ANAHEIM, Calif. — It took just three pitches to unravel five solid innings of Trevor Cahill’s work. And two of them, Cahill didn’t even throw. Rather, the righty watched from afar as the lead he had been protecting quickly disintegrated.
The Twins had managed just one hit through the first five innings of the game, but after Max Kepler socked a double to right, Angels manager Brad Ausmus came out to get his starter, turning the ball over to Justin Anderson.
Jorge Polanco greeted him with a double and the next batter, Marwin Gonzalez, ambushed him with a high, towering two-run shot that stayed just fair in right field. Just like that, the Twins’ offense had awoken, quickly turning a deficit into a tie and then a lead in their 8-3 win over the Los Angeles Angels in the second game of the three-game set at Angel Stadium.
“We have one of the best offenses in the league and we have shown it,” Gonzalez said. “That’s one thing. We never quit. We can change the game in one inning. That’s basically what we did today.”
These Twins (32-16), they’re not going to stay quiet for too long. And so, after scoring three in the sixth, they continued to beat up on the Angels’ (22-26) bullpen, one of the best in the majors.
A Jason Castro hit by pitch keyed another rally, one which ended with the Twins putting another four runs on the board off reliever Luke Bard. Polanco and Gonzalez each drove in a run before Polanco started playing mind games with Bard.
With a shift on, Eddie Rosario at the plate and third baseman Tommy La Stella far away from the bag, Polanco took his lead. At times, he looked as if he was nearly halfway up the line toward home plate, practically taunting Bard and catcher Jonathan Lucroy to come get him.
They both, at different times, tried to chase him back to the bag. Once Bard took his attention off Polanco long enough to focus on Rosario, the left fielder broke the game open. Rosario chopped a single to the right side of the infield, which both shortstop David Fletcher and second baseman Luis Rengifo converged on and missed, two runs scoring on the play.
“Polo did a very good job of being aware of what’s going on out on the field,” manager Rocco Baldelli said. “Making a decision while he’s out there to, not to say make something happen, but whatever he was given, he was going to take it in that situation. And it put us in a good spot. The one impressive thing, too, is that Rosie stayed locked in on his at-bat and didn’t get distracted by everything going on.”
An inning later, Luis Arraez provided another highlight for the Twins. The young infielder, called up last week when Nelson Cruz hit the Injured List, had the Twins’ first hit of the game in the fifth inning. And in the eighth, Arraez got ahold of the first home run of his career, raising an arm triumphantly as he jogged between first and second.
“I was very excited because obviously it was my first homer in the big leagues and also it was the pitch I was looking for and I was able to connect very well,” Arraez said.

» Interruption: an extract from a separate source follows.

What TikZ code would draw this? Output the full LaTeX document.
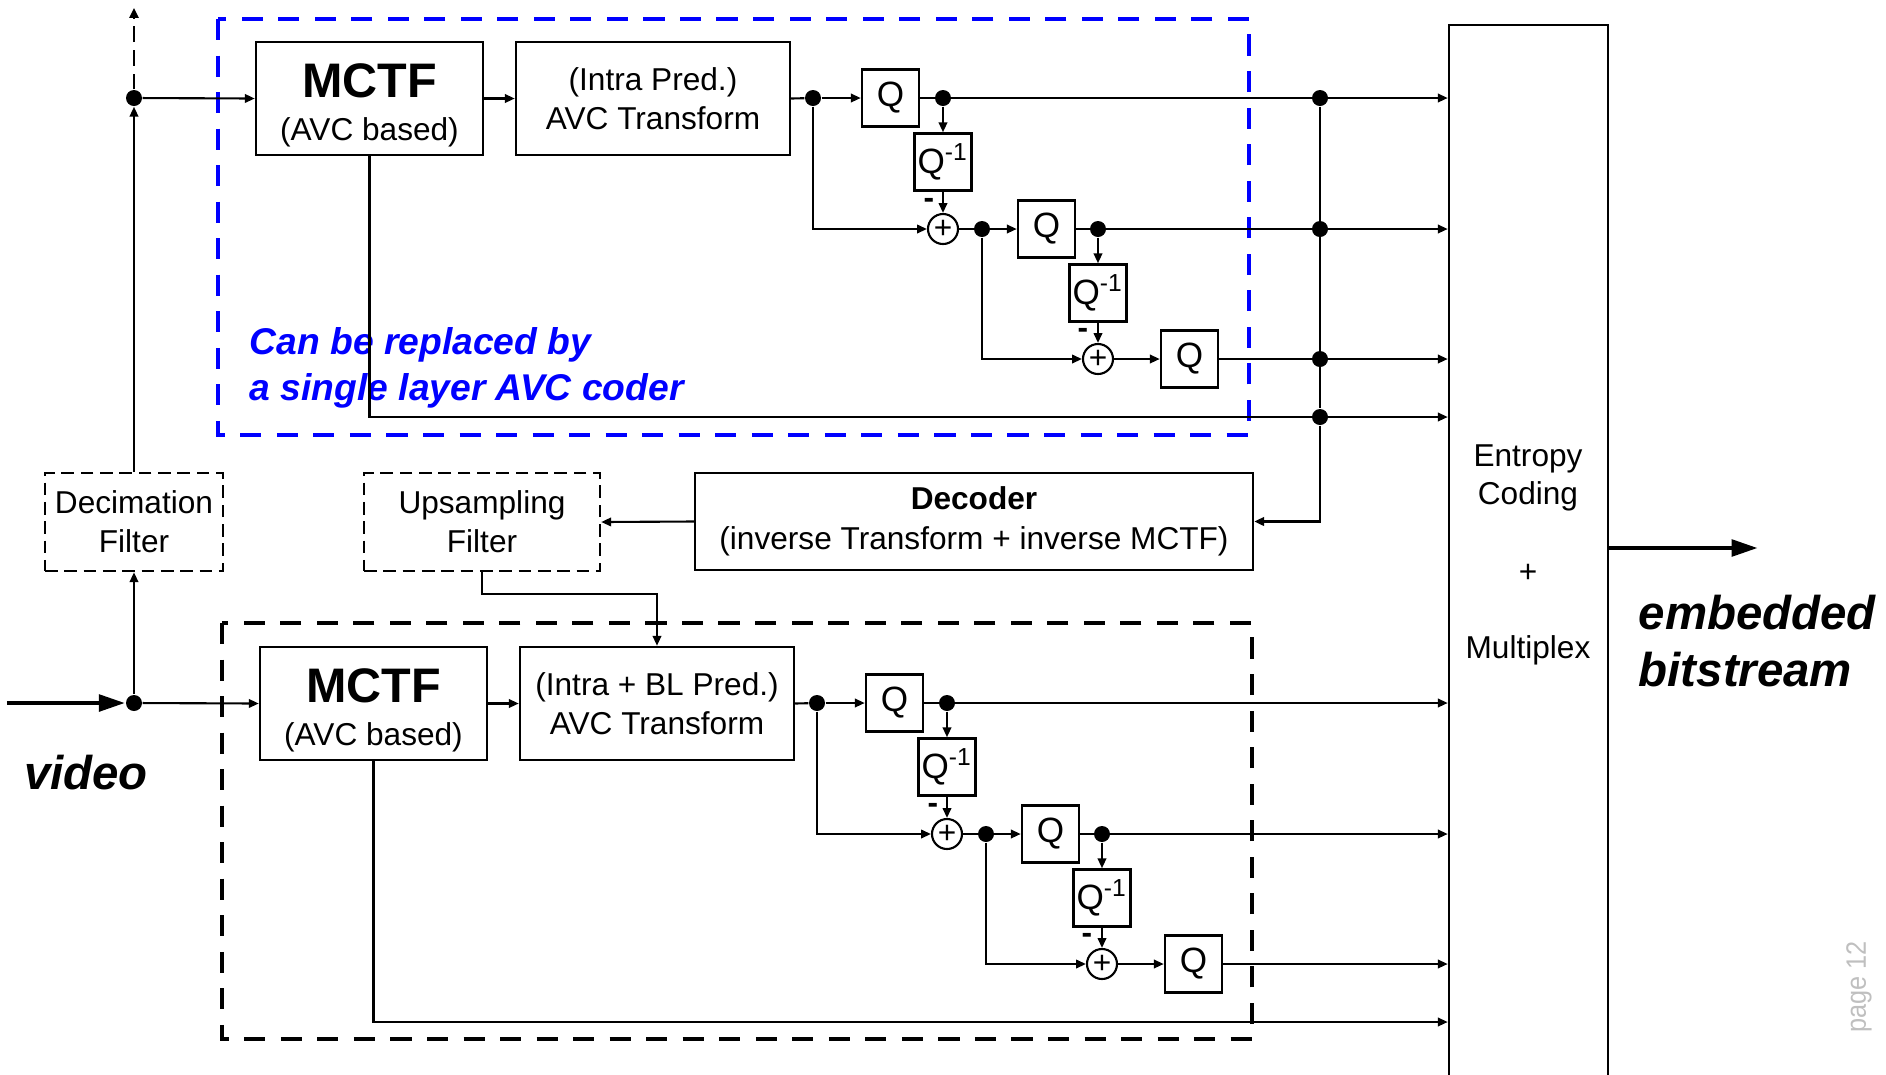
\documentclass[tikz,border=0pt]{standalone}
\usepackage{fontspec}
\setmainfont{Liberation Sans}
\usetikzlibrary{arrows.meta,calc}

\tikzset{
  wh/.style 2 args={minimum width=#1*0.2847pt, minimum height=#2*0.2847pt},
  blk/.style={draw, line width=0.7pt, inner sep=0pt, align=center,
              font=\fontsize{9}{11}\selectfont},
  dashbox/.style={blk, dash pattern=on 3.6pt off 1.9pt},
  qbox/.style={blk, wh={57}{57}, font=\fontsize{10}{11}\selectfont},
  sumc/.style={circle, draw, line width=0.6pt, inner sep=0pt,
               minimum size=30*0.2847pt, font=\fontsize{9}{10}\selectfont},
  jdot/.style={circle, fill, inner sep=0pt, minimum size=16*0.2847pt},
  wire/.style={line width=0.6pt},
  conn/.style={wire, -{Triangle[length=2.8pt,width=2.4pt]}},
  bigarrow/.style={line width=1.4pt, -{Triangle[length=7.5pt,width=4.6pt]}},
  minus/.style={inner sep=0pt, font=\fontsize{9}{10}\selectfont\bfseries},
  layerbox/.style={line width=1.4pt, dash pattern=on 6pt off 4.4pt},
}

% One coding layer: MCTF, transform and the three-step quantisation ladder.
% #1 name prefix, #2/#3 shift, #4 transform label
\newcommand\codinglayer[4]{%
\begin{scope}[shift={(#2,#3)}]
  \node[blk, wh={227}{113}, font=\fontsize{9}{12.3}\selectfont] (#1mctf) at (369.5,98.5)
       {\rule{0pt}{13.6pt}{\fontsize{13.8}{12}\selectfont\bfseries MCTF}\\(AVC based)};
  \node[blk, wh={274}{113}] (#1tr) at (653,98.5) {#4};
  \node[jdot] (#1a) at (813,98) {};
  \node[qbox] (#1q1) at (890.5,98) {Q};
  \node[jdot] (#1b) at (943,98) {};
  \node[qbox] (#1qi1) at (943,162) {Q\textsuperscript{-1}};
  \node[sumc] (#1s1) at (943,229) {+};
  \node[minus] (#1m1) at (929,203) {-};
  \node[jdot] (#1c) at (982,229) {};
  \node[qbox] (#1q2) at (1046.5,229) {Q};
  \node[jdot] (#1d) at (1098,229) {};
  \node[qbox] (#1qi2) at (1098,293) {Q\textsuperscript{-1}};
  \node[sumc] (#1s2) at (1098,359) {+};
  \node[minus] (#1m2) at (1083,333) {-};
  \node[qbox] (#1q3) at (1189.5,359) {Q};
  \coordinate (#1low) at (369.5,417);
  % signal paths
  \draw[conn] (#1mctf.east) -- (#1tr.west);
  \draw[wire] (#1tr.east) -- (#1a);
  \draw[conn] (#1a) -- (#1q1.west);
  \draw[conn] (#1q1.east) -- (#1q1.east -| ent.west);
  \draw[conn] (#1b) -- (#1qi1.north);
  \draw[conn] (#1qi1.south) -- (#1s1.north);
  \draw[conn] (#1a) |- (#1s1.west);
  \draw[conn] (#1s1.east) -- (#1q2.west);
  \draw[conn] (#1q2.east) -- (#1q2.east -| ent.west);
  \draw[conn] (#1d) -- (#1qi2.north);
  \draw[conn] (#1qi2.south) -- (#1s2.north);
  \draw[conn] (#1c) |- (#1s2.west);
  \draw[conn] (#1s2.east) -- (#1q3.west);
  \draw[conn] (#1q3.east) -- (#1q3.east -| ent.west);
  \draw[conn] (#1mctf.south) |- (ent.west |- #1low);
\end{scope}}

\begin{document}
\begin{tikzpicture}[x=0.2847pt, y=-0.2847pt]
  \useasboundingbox (0,0) rectangle (1886,1075);

  % entropy coder / multiplexer column
  \node[draw, line width=0.7pt, inner sep=0pt, wh={159}{1060}] (ent) at (1528.5,555) {};
  \node[font=\fontsize{9}{10.8}\selectfont, align=center] (entA) at (1528,478) {Entropy\\Coding};
  \node[font=\fontsize{9}{10.6}\selectfont] (entB) at (1528,573) {+};
  \node[font=\fontsize{9}{10.6}\selectfont] (entC) at (1528,650) {Multiplex};

  % layer frames and note
  \draw[layerbox, blue] (218,19) rectangle (1249,435);
  \draw[layerbox, black] (222,623) rectangle (1252,1039);
  \node[anchor=west, align=left, inner sep=0pt, text=blue,
        font=\fontsize{10.6}{13}\selectfont\bfseries\itshape] (note) at (249,368)
        {Can be replaced by\\a single layer AVC coder};

  % the two coding layers
  \codinglayer{L1}{0}{0}{(Intra Pred.)\\AVC Transform}
  \codinglayer{L2}{4}{605}{(Intra + BL Pred.)\\AVC Transform}

  % spatial decimation / base-layer reconstruction
  \node[jdot] (tl) at (134,98) {};
  \node[jdot] (vj) at (134,703) {};
  \node[dashbox, wh={178}{98}] (decim) at (134,522) {Decimation\\Filter};
  \node[dashbox, wh={236}{98}] (ups) at (482,522) {Upsampling\\Filter};
  \node[blk, wh={558}{97}, font=\fontsize{9}{11.4}\selectfont] (dcd) at (974,521.5)
       {\textbf{Decoder}\\(inverse Transform + inverse MCTF)};
  \coordinate (vin) at (7,703);
  \coordinate (topout) at (134,8);
  \coordinate (bsout) at (1758,548);

  % base-layer bus to the decoder
  \node[jdot] (j1) at (1320,98) {};
  \node[jdot] (j2) at (1320,229) {};
  \node[jdot] (j3) at (1320,359) {};
  \node[jdot] (j4) at (1320,417) {};
  \draw[line width=0.8pt] (j1) -- (j4);
  \draw[conn, line width=0.8pt] (j4) |- (dcd.east);
  \draw[conn] (dcd.west) -- (ups.east);
  \draw[conn] (ups.south) -- ++(0,22) -| (L2tr.north);

  % input distribution
  \draw[bigarrow] (vin) -- (vj);
  \draw[conn] (vj) -- (decim.south);
  \draw[conn] (vj) -- (L2mctf.west);
  \draw[conn] (decim.north) -- (tl);
  \draw[conn] (tl) -- (L1mctf.west);
  \draw[wire, dash pattern=on 4.5pt off 2.2pt, -{Triangle[length=2.8pt,width=2.6pt]}] (tl) -- (topout);

  % output
  \draw[bigarrow] (ent.east |- bsout) -- (bsout);

  % captions
  \node[font=\fontsize{13.5}{16}\selectfont\bfseries\itshape] (video) at (86,773) {video};
  \node[anchor=west, align=left, inner sep=0pt,
        font=\fontsize{13.5}{16}\selectfont\bfseries\itshape] (bits) at (1638,641)
        {embedded\\bitstream};
  \node[rotate=90, xscale=0.9, text=black!25, inner sep=0pt,
        font=\fontsize{8}{9}\selectfont] (pg) at (1859,987) {page 12};
\end{tikzpicture}
\end{document}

How good are things going for him? Arraez has hit just six home runs during his entire minor league career. It took only 14 plate appearances to get his first in the majors. He is now 7-for-12 (.538) since being called up.
Tuesday’s beneficiary of the offensive output was starter Michael Pineda, who settled in after giving up a home run to Mike Trout in the first inning and a pair of runs in the second to throw his third straight quality start while the Twins broke through for the lead immediately after his departure.
“Even if we’re in the middle of a game and we haven’t gotten anything going yet, we’ve proved if we stick to our plan and try to have good at-bats, you get where you want to be,” Baldelli said.